**Problem details**. Could you copy exactly the lines from the start of the records through the one containing "ydom = [1 - 617 / H, 1 - 58.5 / H]", both included, and leave out the pictures?

**** Supplied entries ****

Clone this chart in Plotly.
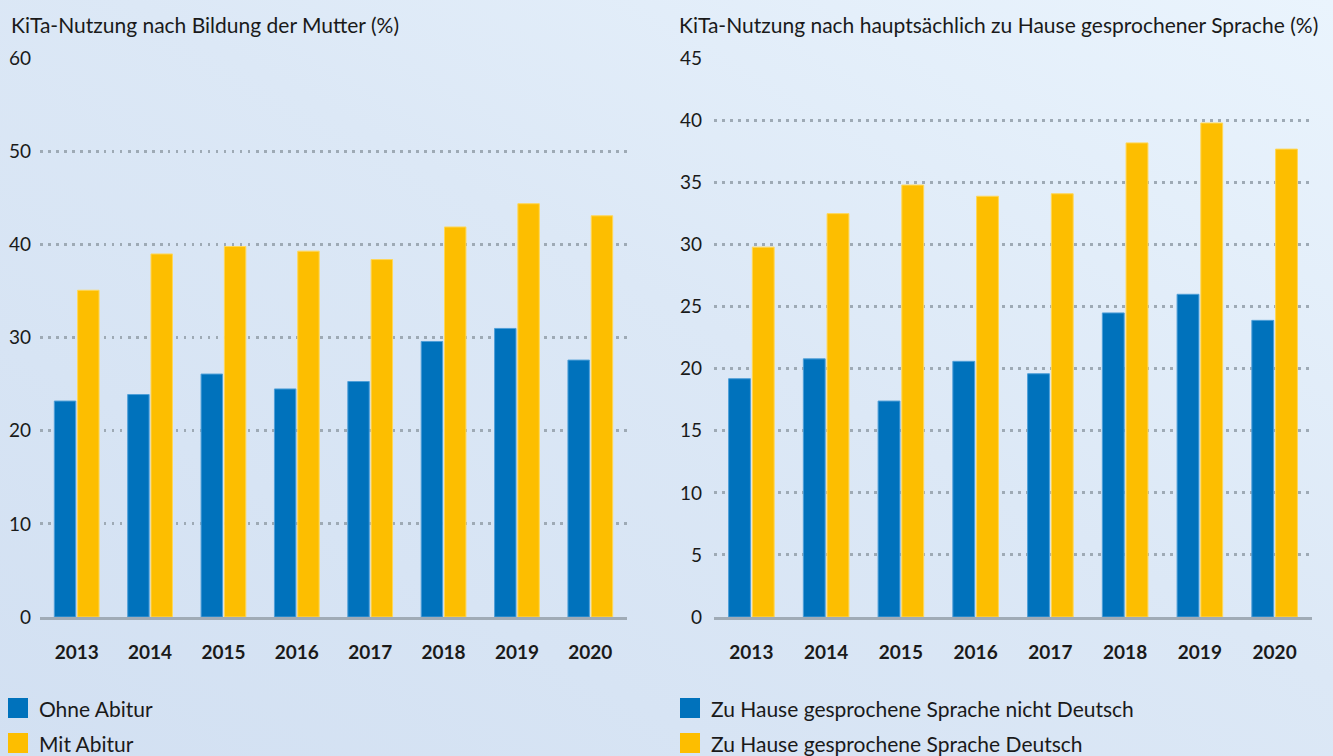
import base64
import plotly.graph_objects as go

years = ["2013", "2014", "2015", "2016", "2017", "2018", "2019", "2020"]

ohne_abitur = [23.2, 23.9, 26.1, 24.5, 25.3, 29.6, 31.0, 27.6]
mit_abitur = [35.1, 39.0, 39.8, 39.3, 38.4, 41.9, 44.4, 43.1]

sprache_nicht_deutsch = [19.2, 20.8, 17.4, 20.6, 19.6, 24.5, 26.0, 23.9]
sprache_deutsch = [29.8, 32.5, 34.8, 33.9, 34.1, 38.2, 39.8, 37.7]

left_title = "KiTa-Nutzung nach Bildung der Mutter (%)"
right_title = "KiTa-Nutzung nach hauptsächlich zu Hause gesprochener Sprache (%)"
left_ticks = [0, 10, 20, 30, 40, 50, 60]
right_ticks = [0, 5, 10, 15, 20, 25, 30, 35, 40, 45]
left_legend = ["Ohne Abitur", "Mit Abitur"]
right_legend = ["Zu Hause gesprochene Sprache nicht Deutsch", "Zu Hause gesprochene Sprache Deutsch"]

BLUE = "#0072bc"
BLUE_EDGE = "#4f9fd8"
YELLOW = "#fdbe00"
YELLOW_EDGE = "#ffd757"
FONT = "Lato"
TXT = "#1a1a1a"

W, H = 1333, 756

fig = go.Figure()

def bar(x, y, name, color, edge, xa, ya):
    return go.Bar(
        x=x, y=y, name=name, xaxis=xa, yaxis=ya,
        marker=dict(color=color, line=dict(color=edge, width=1)),
        showlegend=False, hoverinfo="x+y",
    )

fig.add_trace(bar(years, ohne_abitur, left_legend[0], BLUE, BLUE_EDGE, "x", "y"))
fig.add_trace(bar(years, mit_abitur, left_legend[1], YELLOW, YELLOW_EDGE, "x", "y"))
fig.add_trace(bar(years, sprache_nicht_deutsch, right_legend[0], BLUE, BLUE_EDGE, "x2", "y2"))
fig.add_trace(bar(years, sprache_deutsch, right_legend[1], YELLOW, YELLOW_EDGE, "x2", "y2"))

# background gradient
svg = f'''<svg xmlns="http://www.w3.org/2000/svg" width="{W}" height="{H}" preserveAspectRatio="none">
<defs><linearGradient id="g" x1="0" y1="1" x2="1" y2="0">
<stop offset="0" stop-color="#d2e0f2"/>
<stop offset="0.55" stop-color="#dce8f6"/>
<stop offset="1" stop-color="#eaf4fd"/>
</linearGradient></defs>
<rect width="{W}" height="{H}" fill="url(#g)"/></svg>'''
src = "data:image/svg+xml;base64," + base64.b64encode(svg.encode()).decode()

ydom = [1 - 617 / H, 1 - 58.5 / H]

xcommon = dict(
    showgrid=False, zeroline=False, showline=True, linecolor="#a0abb6", linewidth=3,
    ticks="", tickfont=dict(family=FONT, size=19, color=TXT, weight="bold"),
    ticklabelstandoff=16, fixedrange=True, automargin=False,
)
ycommon = dict(
    showgrid=True, gridcolor="#9eaab5", gridwidth=2.5, griddash="2.5px,5.5px",
    zeroline=False, showline=False, ticks="",
    tickfont=dict(family=FONT, size=19, color=TXT),
    fixedrange=True, automargin=False,
)

# hand-drawn legends (larger swatches than plotly's built-in legend)
shapes, annotations = [], []
legend_rows = [698, 733]
for x0, labels in ((8, left_legend), (680, right_legend)):
    for row, label, color in zip(legend_rows, labels, (BLUE, YELLOW)):
        shapes.append(dict(type="rect", xref="paper", yref="paper",
                           x0=x0 / W, x1=(x0 + 20) / W, y0=1 - (row + 20) / H, y1=1 - row / H,
                           fillcolor=color, line=dict(width=0), layer="above"))
        annotations.append(dict(text=label, xref="paper", yref="paper",
                                x=(x0 + 29) / W, y=1 - (row + 10) / H,
                                xanchor="left", yanchor="middle", showarrow=False,
                                font=dict(family=FONT, size=21, color=TXT)))

for x0, title in ((9, left_title), (677, right_title)):
    annotations.append(dict(text=title, xref="paper", yref="paper", x=x0 / W, y=1 - 24 / H,
                            xanchor="left", yanchor="middle", showarrow=False,
                            font=dict(family=FONT, size=21, color=TXT)))

fig.update_layout(
    width=W, height=H,
    margin=dict(l=0, r=0, t=0, b=0, pad=0, autoexpand=False),
    paper_bgcolor="#dae7f6",
    plot_bgcolor="rgba(0,0,0,0)",
    font=dict(family=FONT, size=19, color=TXT),
    barmode="group", bargap=0.365, bargroupgap=0.08,
    showlegend=False,
    images=[dict(source=src, xref="paper", yref="paper", x=0, y=1, sizex=1, sizey=1,
                 xanchor="left", yanchor="top", sizing="stretch", layer="below")],
    xaxis=dict(domain=[40 / W, 627 / W], anchor="y", **xcommon),
    yaxis=dict(domain=ydom, range=[0, 60], tickvals=left_ticks, anchor="x",
               ticklabelstandoff=8, **ycommon),
    xaxis2=dict(domain=[714 / W, 1312 / W], anchor="y2", **xcommon),
    yaxis2=dict(domain=ydom, range=[0, 45], tickvals=right_ticks, anchor="x2",
                ticklabelstandoff=11, **ycommon),
    shapes=shapes,
    annotations=annotations,
)

fig.write_html("out.html", config={"displayModeBar": False},
               post_script="document.body.style.margin='0';")
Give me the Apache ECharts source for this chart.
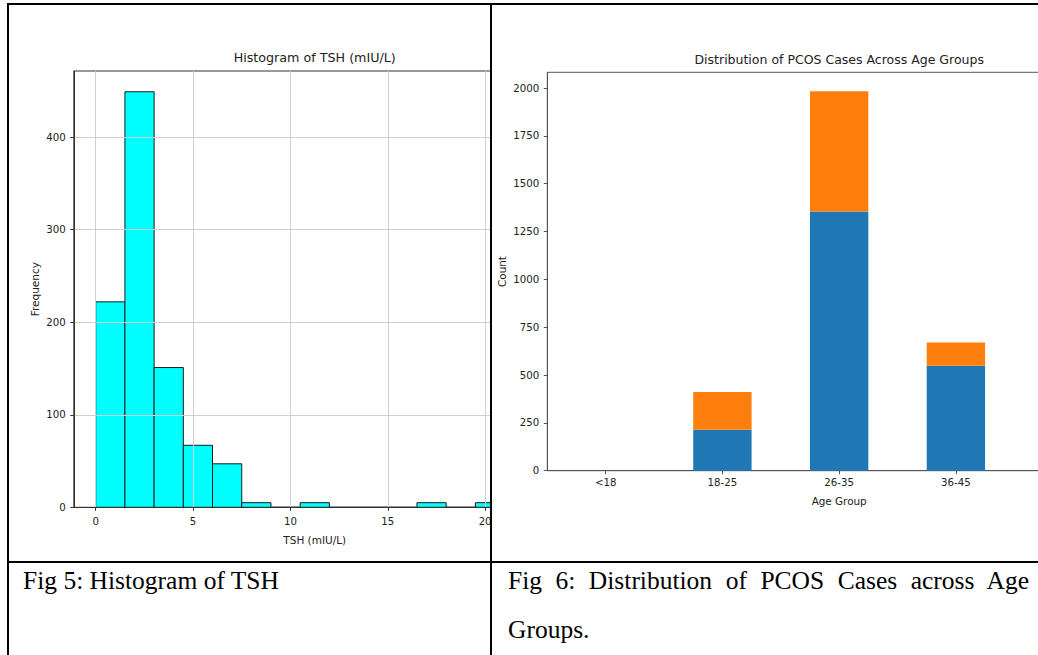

****

**Solution to the exercise**.
Clone this chart in Plotly.
import base64
import plotly.graph_objects as go

years = ["2013", "2014", "2015", "2016", "2017", "2018", "2019", "2020"]

ohne_abitur = [23.2, 23.9, 26.1, 24.5, 25.3, 29.6, 31.0, 27.6]
mit_abitur = [35.1, 39.0, 39.8, 39.3, 38.4, 41.9, 44.4, 43.1]

sprache_nicht_deutsch = [19.2, 20.8, 17.4, 20.6, 19.6, 24.5, 26.0, 23.9]
sprache_deutsch = [29.8, 32.5, 34.8, 33.9, 34.1, 38.2, 39.8, 37.7]

left_title = "KiTa-Nutzung nach Bildung der Mutter (%)"
right_title = "KiTa-Nutzung nach hauptsächlich zu Hause gesprochener Sprache (%)"
left_ticks = [0, 10, 20, 30, 40, 50, 60]
right_ticks = [0, 5, 10, 15, 20, 25, 30, 35, 40, 45]
left_legend = ["Ohne Abitur", "Mit Abitur"]
right_legend = ["Zu Hause gesprochene Sprache nicht Deutsch", "Zu Hause gesprochene Sprache Deutsch"]

BLUE = "#0072bc"
BLUE_EDGE = "#4f9fd8"
YELLOW = "#fdbe00"
YELLOW_EDGE = "#ffd757"
FONT = "Lato"
TXT = "#1a1a1a"

W, H = 1333, 756

fig = go.Figure()

def bar(x, y, name, color, edge, xa, ya):
    return go.Bar(
        x=x, y=y, name=name, xaxis=xa, yaxis=ya,
        marker=dict(color=color, line=dict(color=edge, width=1)),
        showlegend=False, hoverinfo="x+y",
    )

fig.add_trace(bar(years, ohne_abitur, left_legend[0], BLUE, BLUE_EDGE, "x", "y"))
fig.add_trace(bar(years, mit_abitur, left_legend[1], YELLOW, YELLOW_EDGE, "x", "y"))
fig.add_trace(bar(years, sprache_nicht_deutsch, right_legend[0], BLUE, BLUE_EDGE, "x2", "y2"))
fig.add_trace(bar(years, sprache_deutsch, right_legend[1], YELLOW, YELLOW_EDGE, "x2", "y2"))

# background gradient
svg = f'''<svg xmlns="http://www.w3.org/2000/svg" width="{W}" height="{H}" preserveAspectRatio="none">
<defs><linearGradient id="g" x1="0" y1="1" x2="1" y2="0">
<stop offset="0" stop-color="#d2e0f2"/>
<stop offset="0.55" stop-color="#dce8f6"/>
<stop offset="1" stop-color="#eaf4fd"/>
</linearGradient></defs>
<rect width="{W}" height="{H}" fill="url(#g)"/></svg>'''
src = "data:image/svg+xml;base64," + base64.b64encode(svg.encode()).decode()

ydom = [1 - 617 / H, 1 - 58.5 / H]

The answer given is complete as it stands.